Appellant's final contention is that the evidence was insufficient to support the verdict. The test of the sufficiency of the evidence in a criminal case is whether, viewing all the evidence in the light most favorable to the Commonwealth and drawing all reasonable inferences in the Commonwealth's favor, there is sufficient evidence to enable the trier of fact to find every element of the crime charged beyond a reasonable doubt. Commonwealth v. McGinnis, 336 Pa.Superior Ct. 601, 486 A.2d 428 (1985).

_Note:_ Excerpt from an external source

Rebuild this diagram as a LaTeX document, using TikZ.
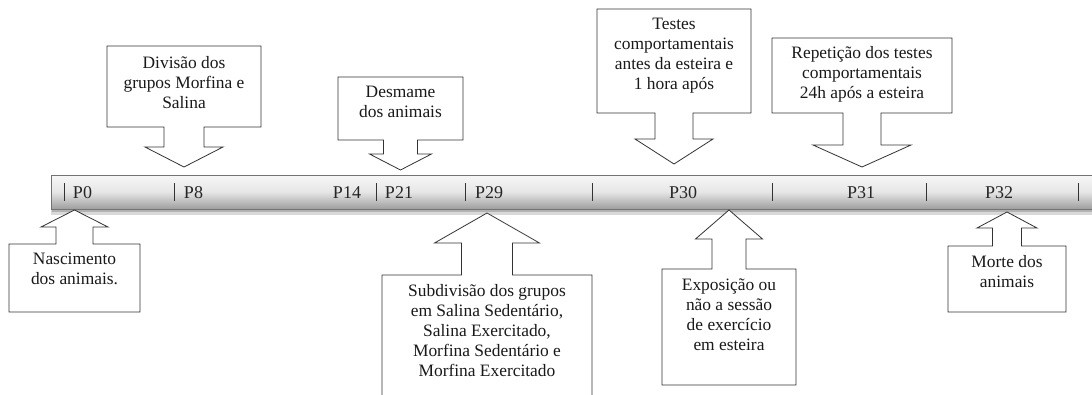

After a thorough review of the trial transcript, we are convinced that the facts proved by the Commonwealth in this case were sufficient to support the jury's finding that appellant committed simple assault, rape and involuntary deviate sexual intercourse.

Judgment of sentence is affirmed.


[1] Three months after the trial in the instant case, the Supreme Court of Pennsylvania held that forcible compulsion as used in the rape statute includes not only physical force or violence but also moral, psychological or intellectual force used to compel a person to engage in sexual intercourse against that person's will. Commonwealth v. Rhodes, 510 Pa. 537, 510 A.2d 1217 (1986). Therefore, appellant would certainly not be entitled to his requested instruction under the current law. When submitted points for charge do not represent accurate statements of the law, the trial court acts properly in refusing them. Crotty v. Reading Industries, Inc., 237 Pa.Superior Ct. 1, 345 A.2d 259 (1975); Richardson v. LaBuz, 81 Pa.Commonwealth Ct. 436, 474 A.2d 1181 (1984).